"""

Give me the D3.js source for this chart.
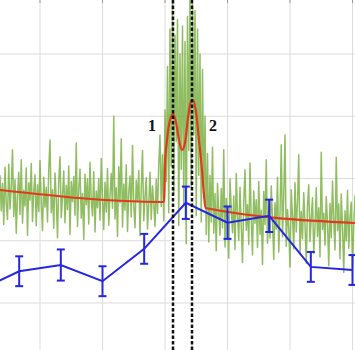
<!DOCTYPE html>
<html>
<head>
<meta charset="utf-8">
<script src="https://cdn.jsdelivr.net/npm/d3@7"></script>
<style>
  html, body { margin: 0; padding: 0; background: #fff; }
  svg { display: block; }
  .grid line { stroke: #dcdcdc; stroke-width: 1; }
  .peak-label { font-family: "Liberation Serif", serif; font-weight: bold; font-size: 16px; fill: #111; }
</style>
</head>
<body>
<div id="chart"></div>
<script>
// measured signal, evenly sampled
const signalStart = 3.6;
const signalStep = 0.2;
const signal = [
  20.5, 14.8, 19.2, 12.6, 21.8, 16.0, 13.4, 22.3, 15.1, 18.7,
  24.6, 13.9, 19.8, 11.2, 17.4, 21.0, 14.2, 23.0, 12.8, 18.1,
  15.6, 21.7, 10.9, 19.3, 16.5, 22.4, 13.1, 17.9, 20.6, 12.4,
  19.0, 14.7, 22.9, 16.2, 11.6, 20.2, 15.4, 18.6, 13.0, 21.4,
  26.2, 14.5, 18.2, 12.0, 20.9, 16.8, 10.5, 19.6, 23.5, 13.7,
  17.1, 21.2, 12.9, 18.9, 15.0, 22.0, 11.0, 19.5, 16.3, 20.3,
  14.1, 25.7, 12.3, 18.4, 21.5, 13.6, 17.6, 10.2, 20.7, 15.8,
  19.9, 12.7, 22.6, 16.6, 14.0, 21.1, 11.4, 18.0, 15.3, 20.0,
  13.3, 23.2, 16.9, 11.8, 19.4, 14.6, 21.6, 12.5, 17.3, 20.8,
  15.2, 30.0, 13.5, 18.5, 10.7, 21.9, 16.1, 26.4, 12.2, 19.1,
  14.9, 22.2, 11.5, 17.7, 20.4, 13.8, 25.3, 15.7, 12.1, 19.7,
  16.4, 21.3, 10.8, 18.3, 24.5, 13.2, 17.0, 20.1, 11.9, 15.9,
  21.0, 13.4, 18.8, 16.0, 12.3, 19.9, 14.4, 22.1, 27.0,
  // peak region
  15.5, 23.8, 13.2, 31.0, 19.5, 38.0, 14.5, 44.0, 22.0, 49.0,
  17.5, 43.0, 26.0, 45.5, 12.5, 40.0, 21.5, 44.5, 16.0, 42.0,
  9.5, 46.0, 24.5, 49.5, 18.5, 48.0, 27.0, 47.0, 14.0, 44.0,
  20.5, 40.0, 13.0, 37.5, 17.0, 30.0, 11.0, 24.0,
  // right of the peaks
  9.8, 20.5, 13.0, 25.0, 11.2, 17.6, 8.4, 19.2, 14.6, 10.9,
  18.4, 12.1, 24.6, 9.0, 16.8, 13.7, 7.2, 19.9, 15.1, 11.3,
  17.2, 8.6, 20.8, 14.0, 10.1, 18.6, 12.4, 6.5, 16.3, 21.4,
  11.7, 15.8, 9.4, 22.5, 13.5, 7.7, 18.0, 12.8, 16.6, 8.9,
  19.5, 11.0, 14.9, 6.2, 17.9, 12.6, 23.0, 9.6, 15.5, 10.4,
  18.8, 13.3, 7.0, 16.1, 11.9, 20.2, 8.2, 14.3, 25.4, 10.6,
  17.4, 27.0, 9.1, 15.0, 12.0, 5.8, 18.2, 13.9, 8.7, 19.3,
  11.4, 16.4, 23.8, 7.9, 14.7, 10.3, 17.7, 12.7, 6.4, 15.6,
  19.0, 9.9, 13.6, 16.9, 8.0, 12.2, 18.5, 10.7, 15.3, 7.4,
  24.2, 11.8, 14.4, 9.3, 17.1, 12.9, 6.0, 16.0, 10.5, 19.6,
  13.1, 8.5, 23.4, 11.6, 15.9, 7.1, 17.5, 12.3, 4.9, 14.8,
  10.0, 18.1, 8.8, 13.8, 16.2, 5.5, 12.5, 17.3
];

// fitted curve (baseline + two peaks)
const fitX = [3.6, 29.84, 29.92, 30.0, 30.32, 30.8, 31.28, 31.76, 32.24, 32.72,
  33.2, 33.68, 34.16, 34.48, 34.96, 35.44, 35.92, 36.24, 36.48, 60.4];
const fitY = [18.15, 16.22, 18.15, 22.17, 26.18, 29.4, 30.36, 29.08, 26.18, 24.58,
  25.7, 29.72, 32.45, 32.61, 30.68, 26.18, 21.37, 17.35, 15.26, 12.85];

// binned averages with error
const binX = [0, 6.67, 13.33, 20, 26.67, 33.33, 40, 46.67, 53.33, 60];
const binY = [1.9, 5.1, 6.1, 3.5, 8.7, 16.1, 12.9, 14.0, 5.8, 5.3];
const binErr = [2.4, 2.4, 2.5, 2.4, 2.4, 2.6, 2.6, 2.6, 2.4, 2.4];

// peak positions and labels
const peakPos = [31.28, 34.32];
const peakNames = ["1", "2"];

const xTicks = [10, 20, 30, 40, 50, 60];
const yTicks = [0, 10, 20, 30, 40];

const width = 355, height = 350;

const x = d3.scaleLinear().domain([3.6, 60.4]).range([0, width]);
const y = d3.scaleLinear().domain([-7.55, 48.67]).range([height, 0]);

const svg = d3.select("#chart").append("svg")
  .attr("width", width)
  .attr("height", height);

svg.append("defs").append("clipPath").attr("id", "clip")
  .append("rect").attr("width", width).attr("height", height);

// grid
const grid = svg.append("g").attr("class", "grid");
grid.selectAll(".vx").data(xTicks).enter().append("line")
  .attr("x1", d => x(d)).attr("x2", d => x(d))
  .attr("y1", 0).attr("y2", height);
grid.selectAll(".hy").data(yTicks).enter().append("line")
  .attr("x1", 0).attr("x2", width)
  .attr("y1", d => y(d)).attr("y2", d => y(d));

// small ticks along the top edge
svg.append("g").selectAll("line").data(xTicks).enter().append("line")
  .attr("x1", d => x(d)).attr("x2", d => x(d))
  .attr("y1", 0).attr("y2", 3)
  .attr("stroke", "#999").attr("stroke-width", 1);

const plot = svg.append("g").attr("clip-path", "url(#clip)");

// noisy signal
plot.append("path")
  .datum(signal)
  .attr("fill", "none")
  .attr("stroke", "#74ad3a")
  .attr("stroke-width", 1.5)
  .attr("stroke-opacity", 0.8)
  .attr("stroke-linejoin", "round")
  .attr("d", d3.line()
    .x((d, i) => x(signalStart + i * signalStep))
    .y(d => y(d)));

// fit
const fit = fitX.map((v, i) => [v, fitY[i]]);
plot.append("path")
  .datum(fit)
  .attr("fill", "none")
  .attr("stroke", "#e2391c")
  .attr("stroke-width", 2.2)
  .attr("d", d3.line()
    .curve(d3.curveMonotoneX)
    .x(d => x(d[0]))
    .y(d => y(d[1])));

// binned line with error bars
const bins = binX.map((v, i) => ({ x: v, y: binY[i], e: binErr[i] }));
plot.append("path")
  .datum(bins)
  .attr("fill", "none")
  .attr("stroke", "#2626e0")
  .attr("stroke-width", 2)
  .attr("d", d3.line().x(d => x(d.x)).y(d => y(d.y)));

const bars = plot.append("g")
  .attr("stroke", "#2626e0")
  .attr("stroke-width", 2);
bars.selectAll(".eb").data(bins).enter().append("line")
  .attr("x1", d => x(d.x)).attr("x2", d => x(d.x))
  .attr("y1", d => y(d.y - d.e)).attr("y2", d => y(d.y + d.e));
bars.selectAll(".ct").data(bins).enter().append("line")
  .attr("x1", d => x(d.x) - 4).attr("x2", d => x(d.x) + 4)
  .attr("y1", d => y(d.y + d.e)).attr("y2", d => y(d.y + d.e));
bars.selectAll(".cb").data(bins).enter().append("line")
  .attr("x1", d => x(d.x) - 4).attr("x2", d => x(d.x) + 4)
  .attr("y1", d => y(d.y - d.e)).attr("y2", d => y(d.y - d.e));

// dashed markers at peak centres
plot.selectAll(".peak").data(peakPos).enter().append("line")
  .attr("x1", d => x(d)).attr("x2", d => x(d))
  .attr("y1", 0).attr("y2", height)
  .attr("stroke", "#111")
  .attr("stroke-width", 2.5)
  .attr("stroke-dasharray", "3.5,2");

svg.selectAll(".peak-label").data(peakPos).enter().append("text")
  .attr("class", "peak-label")
  .attr("text-anchor", "middle")
  .attr("x", (d, i) => x(d) + (i === 0 ? -21 : 21))
  .attr("y", y(27.6))
  .text((d, i) => peakNames[i]);
</script>
</body>
</html>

"""

Task statement – Copy each line in the data that holds the word "chart".

Worked answer –
Give me the D3.js source for this chart.
<div id="chart"></div>
const svg = d3.select("#chart").append("svg")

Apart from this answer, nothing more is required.